§ THE TASK
Transcribe the lines below verbatim, skipping the images.

§ RECORDED INFORMATION

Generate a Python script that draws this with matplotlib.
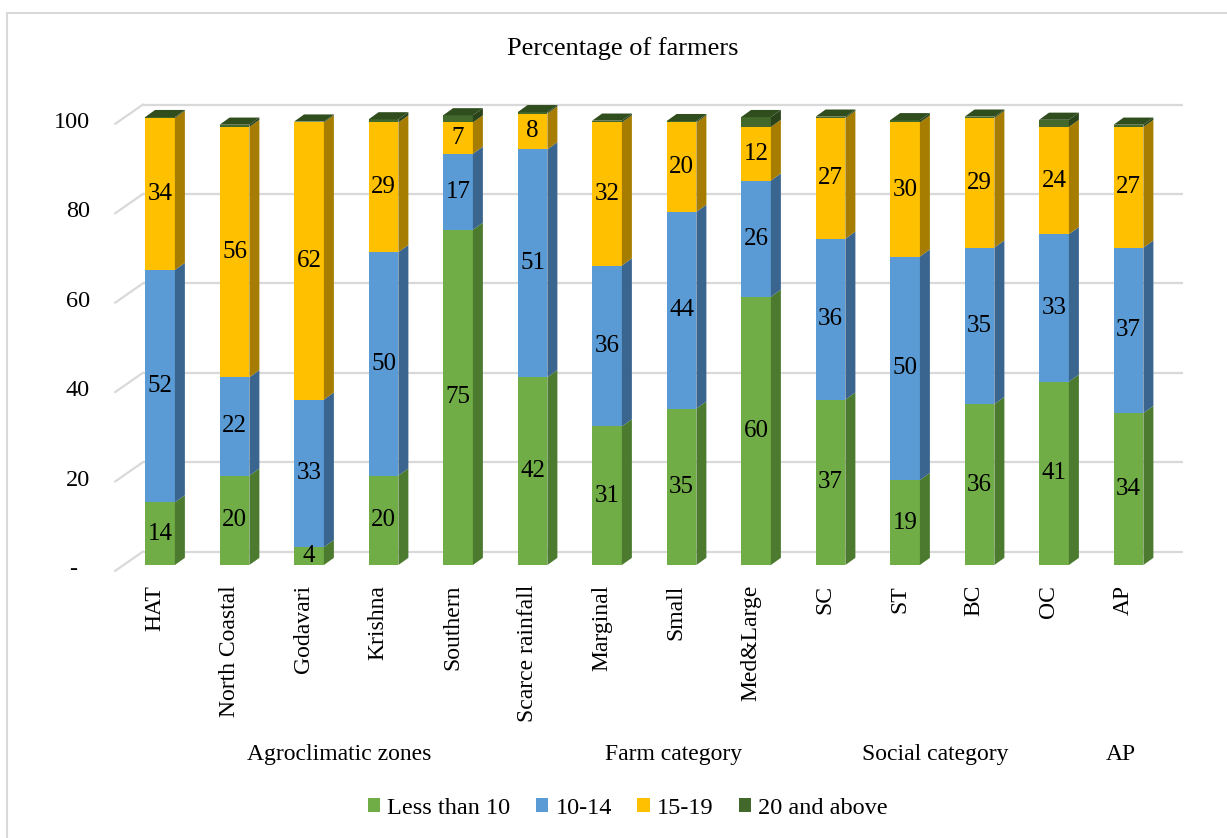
"""Stacked 3-D style bar chart: percentage of farmers by group and band."""

import matplotlib.pyplot as plt
from matplotlib.lines import Line2D
from matplotlib.patches import Patch, Polygon

categories = [
    "HAT", "North Coastal", "Godavari", "Krishna", "Southern", "Scarce rainfall",
    "Marginal", "Small", "Med&Large", "SC", "ST", "BC", "OC", "AP",
]
less_than_10 = [14, 20, 4, 20, 75, 42, 31, 35, 60, 37, 19, 36, 41, 34]
band_10_14 = [52, 22, 33, 50, 17, 51, 36, 44, 26, 36, 50, 35, 33, 37]
band_15_19 = [34, 56, 62, 29, 7, 8, 32, 20, 12, 27, 30, 29, 24, 27]
above_20 = [0.2, 0.5, 0.2, 0.7, 1.6, 0.3, 0.4, 0.3, 2.2, 0.3, 0.5, 0.3, 1.6, 0.5]

series_names = ["Less than 10", "10-14", "15-19", "20 and above"]
groups = [
    ("Agroclimatic zones", 0, 5),
    ("Farm category", 6, 8),
    ("Social category", 9, 12),
    ("AP", 13, 13),
]
y_ticks = [0, 20, 40, 60, 80, 100]

# front, side, top face colours per series
face_colors = [
    ("#70AD47", "#4C7A2F", "#5E9439"),
    ("#5B9BD5", "#3A658E", "#4A84B8"),
    ("#FFC000", "#A67D00", "#D9A300"),
    ("#43682B", "#2A431B", "#304D1E"),
]

FONT = "Liberation Serif"
FS = 17
GRID = "#D9D9D9"

W, H = 1227, 838
fig = plt.figure(figsize=(W / 100, H / 100), dpi=100)

# pixel layout of the plotting area: bar 0 centre, bar spacing, base line, px per %
x0_px, step_px, base_px, unit_px = 160, 74.5, 565, 4.47
xlim = (-1.2, 13.9)
ylim = (-3, 107)
left_px = x0_px + xlim[0] * step_px
right_px = x0_px + xlim[1] * step_px
bottom_px = base_px - ylim[0] * unit_px
top_px = base_px - ylim[1] * unit_px
ax = fig.add_axes([left_px / W, 1 - bottom_px / H,
                   (right_px - left_px) / W, (bottom_px - top_px) / H])
ax.set_xlim(*xlim)
ax.set_ylim(*ylim)
ax.axis("off")

half_w = 0.2        # half bar width
dx, dy = 0.134, 1.6  # depth offset of bar side/top
wall_dx, wall_dy = 0.23, 3.0   # back wall offset from bar base line
front_dx, front_dy = -0.6, -1.3  # front floor edge offset
wall_end = 13.73

# back wall gridlines with left-side diagonals
for v in y_ticks:
    ax.plot([-wall_dx, wall_end], [v + wall_dy, v + wall_dy],
            color=GRID, lw=1.6, zorder=1, solid_capstyle="butt")
    ax.plot([front_dx, -wall_dx], [v + front_dy, v + wall_dy],
            color=GRID, lw=1.6, zorder=1)
    if v == 0:
        ax.text(-1.16, v - 1.0, "-", ha="center", va="center",
                fontsize=17.5, family=FONT)
    else:
        ax.text(-0.94, v - 1.0, str(v), ha="right", va="center",
                fontsize=17.5, family=FONT)

stacks = [less_than_10, band_10_14, band_15_19, above_20]
for i in range(len(categories)):
    bottom = 0.0
    xl, xr = i - half_w, i + half_w
    for s, vals in enumerate(stacks):
        v = vals[i]
        top = bottom + v
        front, side, _ = face_colors[s]
        ax.add_patch(Polygon([(xl, bottom), (xr, bottom), (xr, top), (xl, top)],
                             closed=True, facecolor=front, edgecolor="none", zorder=3))
        ax.add_patch(Polygon([(xr, bottom), (xr + dx, bottom + dy),
                              (xr + dx, top + dy), (xr, top)],
                             closed=True, facecolor=side, edgecolor="none", zorder=3))
        if s < 3:
            ax.text(i, bottom + v / 2, f"{v:g}", ha="center", va="center",
                    fontsize=18, family=FONT, zorder=5)
        bottom = top
    top_col = face_colors[3][2]
    ax.add_patch(Polygon([(xl, bottom), (xr, bottom), (xr + dx, bottom + dy),
                          (xl + dx, bottom + dy)],
                         closed=True, facecolor=top_col, edgecolor="none", zorder=4))
    ax.text(i - 0.07, -4.5, categories[i], rotation=90, ha="center", va="top",
            fontsize=FS, family=FONT)

for name, a, b in groups:
    ax.text((a + b) / 2 - 0.1, -42.3, name, ha="center", va="center",
            fontsize=FS, family=FONT)

fig.text(623 / W, 1 - 49 / H, "Percentage of farmers", ha="center", va="center",
         fontsize=19, family=FONT)

handles = [Patch(facecolor=c[0], edgecolor="none") for c in face_colors]
fig.legend(handles, series_names, loc="center", bbox_to_anchor=(628 / W, 1 - 808 / H),
           ncol=4, frameon=False, prop={"family": FONT, "size": 17.5},
           handlelength=0.5, handleheight=0.5, handletextpad=0.3, columnspacing=1.05)

# outer chart frame (top and left edges visible)
fig.add_artist(Line2D([7 / W, 1], [1 - 13 / H, 1 - 13 / H], color=GRID, lw=1.5))
fig.add_artist(Line2D([7 / W, 7 / W], [0, 1 - 13 / H], color=GRID, lw=1.5))

fig.savefig("out.png", dpi=100)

§ RESPONSE TO THE EXERCISE
Generate a Python script that draws this with matplotlib.
"""Stacked 3-D style bar chart: percentage of farmers by group and band."""

import matplotlib.pyplot as plt
from matplotlib.lines import Line2D
from matplotlib.patches import Patch, Polygon

categories = [
    "HAT", "North Coastal", "Godavari", "Krishna", "Southern", "Scarce rainfall",
    "Marginal", "Small", "Med&Large", "SC", "ST", "BC", "OC", "AP",
]
less_than_10 = [14, 20, 4, 20, 75, 42, 31, 35, 60, 37, 19, 36, 41, 34]
band_10_14 = [52, 22, 33, 50, 17, 51, 36, 44, 26, 36, 50, 35, 33, 37]
band_15_19 = [34, 56, 62, 29, 7, 8, 32, 20, 12, 27, 30, 29, 24, 27]
above_20 = [0.2, 0.5, 0.2, 0.7, 1.6, 0.3, 0.4, 0.3, 2.2, 0.3, 0.5, 0.3, 1.6, 0.5]

series_names = ["Less than 10", "10-14", "15-19", "20 and above"]
groups = [
    ("Agroclimatic zones", 0, 5),
    ("Farm category", 6, 8),
    ("Social category", 9, 12),
    ("AP", 13, 13),
]
y_ticks = [0, 20, 40, 60, 80, 100]

# front, side, top face colours per series
face_colors = [
    ("#70AD47", "#4C7A2F", "#5E9439"),
    ("#5B9BD5", "#3A658E", "#4A84B8"),
    ("#FFC000", "#A67D00", "#D9A300"),
    ("#43682B", "#2A431B", "#304D1E"),
]

FONT = "Liberation Serif"
FS = 17
GRID = "#D9D9D9"

W, H = 1227, 838
fig = plt.figure(figsize=(W / 100, H / 100), dpi=100)

# pixel layout of the plotting area: bar 0 centre, bar spacing, base line, px per %
x0_px, step_px, base_px, unit_px = 160, 74.5, 565, 4.47
xlim = (-1.2, 13.9)
ylim = (-3, 107)
left_px = x0_px + xlim[0] * step_px
right_px = x0_px + xlim[1] * step_px
bottom_px = base_px - ylim[0] * unit_px
top_px = base_px - ylim[1] * unit_px
ax = fig.add_axes([left_px / W, 1 - bottom_px / H,
                   (right_px - left_px) / W, (bottom_px - top_px) / H])
ax.set_xlim(*xlim)
ax.set_ylim(*ylim)
ax.axis("off")

half_w = 0.2        # half bar width
dx, dy = 0.134, 1.6  # depth offset of bar side/top
wall_dx, wall_dy = 0.23, 3.0   # back wall offset from bar base line
front_dx, front_dy = -0.6, -1.3  # front floor edge offset
wall_end = 13.73

# back wall gridlines with left-side diagonals
for v in y_ticks:
    ax.plot([-wall_dx, wall_end], [v + wall_dy, v + wall_dy],
            color=GRID, lw=1.6, zorder=1, solid_capstyle="butt")
    ax.plot([front_dx, -wall_dx], [v + front_dy, v + wall_dy],
            color=GRID, lw=1.6, zorder=1)
    if v == 0:
        ax.text(-1.16, v - 1.0, "-", ha="center", va="center",
                fontsize=17.5, family=FONT)
    else:
        ax.text(-0.94, v - 1.0, str(v), ha="right", va="center",
                fontsize=17.5, family=FONT)

stacks = [less_than_10, band_10_14, band_15_19, above_20]
for i in range(len(categories)):
    bottom = 0.0
    xl, xr = i - half_w, i + half_w
    for s, vals in enumerate(stacks):
        v = vals[i]
        top = bottom + v
        front, side, _ = face_colors[s]
        ax.add_patch(Polygon([(xl, bottom), (xr, bottom), (xr, top), (xl, top)],
                             closed=True, facecolor=front, edgecolor="none", zorder=3))
        ax.add_patch(Polygon([(xr, bottom), (xr + dx, bottom + dy),
                              (xr + dx, top + dy), (xr, top)],
                             closed=True, facecolor=side, edgecolor="none", zorder=3))
        if s < 3:
            ax.text(i, bottom + v / 2, f"{v:g}", ha="center", va="center",
                    fontsize=18, family=FONT, zorder=5)
        bottom = top
    top_col = face_colors[3][2]
    ax.add_patch(Polygon([(xl, bottom), (xr, bottom), (xr + dx, bottom + dy),
                          (xl + dx, bottom + dy)],
                         closed=True, facecolor=top_col, edgecolor="none", zorder=4))
    ax.text(i - 0.07, -4.5, categories[i], rotation=90, ha="center", va="top",
            fontsize=FS, family=FONT)

for name, a, b in groups:
    ax.text((a + b) / 2 - 0.1, -42.3, name, ha="center", va="center",
            fontsize=FS, family=FONT)

fig.text(623 / W, 1 - 49 / H, "Percentage of farmers", ha="center", va="center",
         fontsize=19, family=FONT)

handles = [Patch(facecolor=c[0], edgecolor="none") for c in face_colors]
fig.legend(handles, series_names, loc="center", bbox_to_anchor=(628 / W, 1 - 808 / H),
           ncol=4, frameon=False, prop={"family": FONT, "size": 17.5},
           handlelength=0.5, handleheight=0.5, handletextpad=0.3, columnspacing=1.05)

# outer chart frame (top and left edges visible)
fig.add_artist(Line2D([7 / W, 1], [1 - 13 / H, 1 - 13 / H], color=GRID, lw=1.5))
fig.add_artist(Line2D([7 / W, 7 / W], [0, 1 - 13 / H], color=GRID, lw=1.5))

fig.savefig("out.png", dpi=100)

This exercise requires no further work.